*** ENTRIES
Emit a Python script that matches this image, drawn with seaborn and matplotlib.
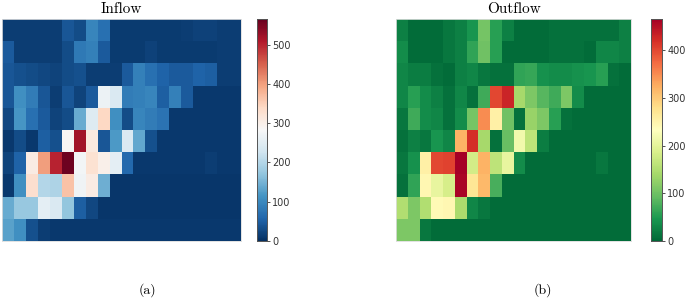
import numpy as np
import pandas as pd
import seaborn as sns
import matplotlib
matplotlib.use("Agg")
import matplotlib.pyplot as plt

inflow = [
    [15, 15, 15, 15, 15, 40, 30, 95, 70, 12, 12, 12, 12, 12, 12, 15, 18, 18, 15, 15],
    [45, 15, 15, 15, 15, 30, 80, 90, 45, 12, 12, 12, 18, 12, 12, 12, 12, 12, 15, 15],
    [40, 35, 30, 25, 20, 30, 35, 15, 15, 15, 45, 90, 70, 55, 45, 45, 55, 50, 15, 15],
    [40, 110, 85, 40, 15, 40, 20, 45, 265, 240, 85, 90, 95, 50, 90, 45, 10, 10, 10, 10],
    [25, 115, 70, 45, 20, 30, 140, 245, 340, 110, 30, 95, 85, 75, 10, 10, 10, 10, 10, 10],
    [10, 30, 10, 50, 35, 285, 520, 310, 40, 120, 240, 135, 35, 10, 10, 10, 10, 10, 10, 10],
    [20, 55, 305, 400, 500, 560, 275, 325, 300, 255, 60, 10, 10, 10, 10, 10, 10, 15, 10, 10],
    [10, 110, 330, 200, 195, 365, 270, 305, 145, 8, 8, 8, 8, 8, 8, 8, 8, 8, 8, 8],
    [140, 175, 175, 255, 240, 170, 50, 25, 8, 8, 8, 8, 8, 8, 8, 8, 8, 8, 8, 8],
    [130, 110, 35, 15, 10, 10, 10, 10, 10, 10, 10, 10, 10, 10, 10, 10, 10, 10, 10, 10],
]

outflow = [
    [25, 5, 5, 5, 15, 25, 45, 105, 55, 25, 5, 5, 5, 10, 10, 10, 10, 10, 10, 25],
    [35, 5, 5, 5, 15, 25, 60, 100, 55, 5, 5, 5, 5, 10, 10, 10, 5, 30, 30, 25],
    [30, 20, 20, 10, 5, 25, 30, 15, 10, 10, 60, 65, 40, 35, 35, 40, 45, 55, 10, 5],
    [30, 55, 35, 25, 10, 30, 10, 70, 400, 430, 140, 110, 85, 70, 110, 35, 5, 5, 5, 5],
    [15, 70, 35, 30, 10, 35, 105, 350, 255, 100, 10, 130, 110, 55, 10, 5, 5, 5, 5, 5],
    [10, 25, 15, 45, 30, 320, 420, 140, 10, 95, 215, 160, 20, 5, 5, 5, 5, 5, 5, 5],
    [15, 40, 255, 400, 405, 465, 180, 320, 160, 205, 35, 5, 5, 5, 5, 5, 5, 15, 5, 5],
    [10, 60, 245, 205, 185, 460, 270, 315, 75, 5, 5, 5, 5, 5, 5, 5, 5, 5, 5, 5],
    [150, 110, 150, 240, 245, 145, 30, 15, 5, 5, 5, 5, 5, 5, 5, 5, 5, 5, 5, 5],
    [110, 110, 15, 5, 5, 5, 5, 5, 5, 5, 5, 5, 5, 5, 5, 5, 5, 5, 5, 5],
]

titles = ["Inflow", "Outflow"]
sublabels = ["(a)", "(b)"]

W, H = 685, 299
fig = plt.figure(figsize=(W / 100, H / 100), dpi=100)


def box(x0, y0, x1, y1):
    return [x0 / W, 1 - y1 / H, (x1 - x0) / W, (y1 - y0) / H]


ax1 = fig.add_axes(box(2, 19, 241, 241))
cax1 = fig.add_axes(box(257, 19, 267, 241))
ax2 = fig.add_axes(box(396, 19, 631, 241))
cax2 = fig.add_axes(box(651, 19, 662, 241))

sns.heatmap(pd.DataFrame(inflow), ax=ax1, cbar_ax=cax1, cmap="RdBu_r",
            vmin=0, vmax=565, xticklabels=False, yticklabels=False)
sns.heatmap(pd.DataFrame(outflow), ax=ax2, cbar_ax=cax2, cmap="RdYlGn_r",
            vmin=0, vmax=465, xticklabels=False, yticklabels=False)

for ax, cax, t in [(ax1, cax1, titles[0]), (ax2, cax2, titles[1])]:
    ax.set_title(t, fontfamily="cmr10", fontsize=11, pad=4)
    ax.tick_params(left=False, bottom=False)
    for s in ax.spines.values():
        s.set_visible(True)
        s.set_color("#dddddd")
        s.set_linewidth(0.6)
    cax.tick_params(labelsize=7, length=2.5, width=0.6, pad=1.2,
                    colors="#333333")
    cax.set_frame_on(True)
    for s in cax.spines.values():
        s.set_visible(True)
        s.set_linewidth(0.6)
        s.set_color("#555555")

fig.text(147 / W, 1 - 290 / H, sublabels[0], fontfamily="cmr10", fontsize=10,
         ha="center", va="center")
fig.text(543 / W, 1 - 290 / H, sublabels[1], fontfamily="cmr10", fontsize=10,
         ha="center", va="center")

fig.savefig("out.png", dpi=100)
******
*** ENTRIES
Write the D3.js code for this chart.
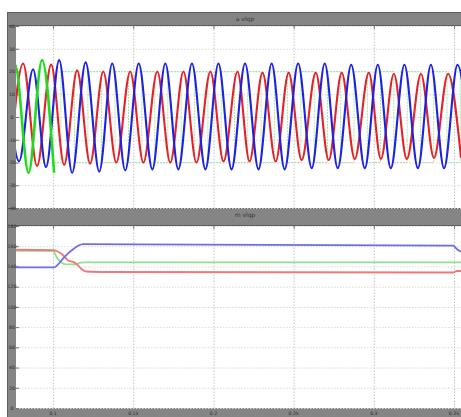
******
WHAT YOU ARE ASKED TO DO>
Reproduce exactly, and only, the lines from the one containing "Emit a Python" through the one containing "import matplotlib.pyplot as plt", including both; leave out any pictures.

SOLUTION TO THE EXERCISE>
Emit a Python script that matches this image, drawn with seaborn and matplotlib.
import numpy as np
import pandas as pd
import seaborn as sns
import matplotlib
matplotlib.use("Agg")
import matplotlib.pyplot as plt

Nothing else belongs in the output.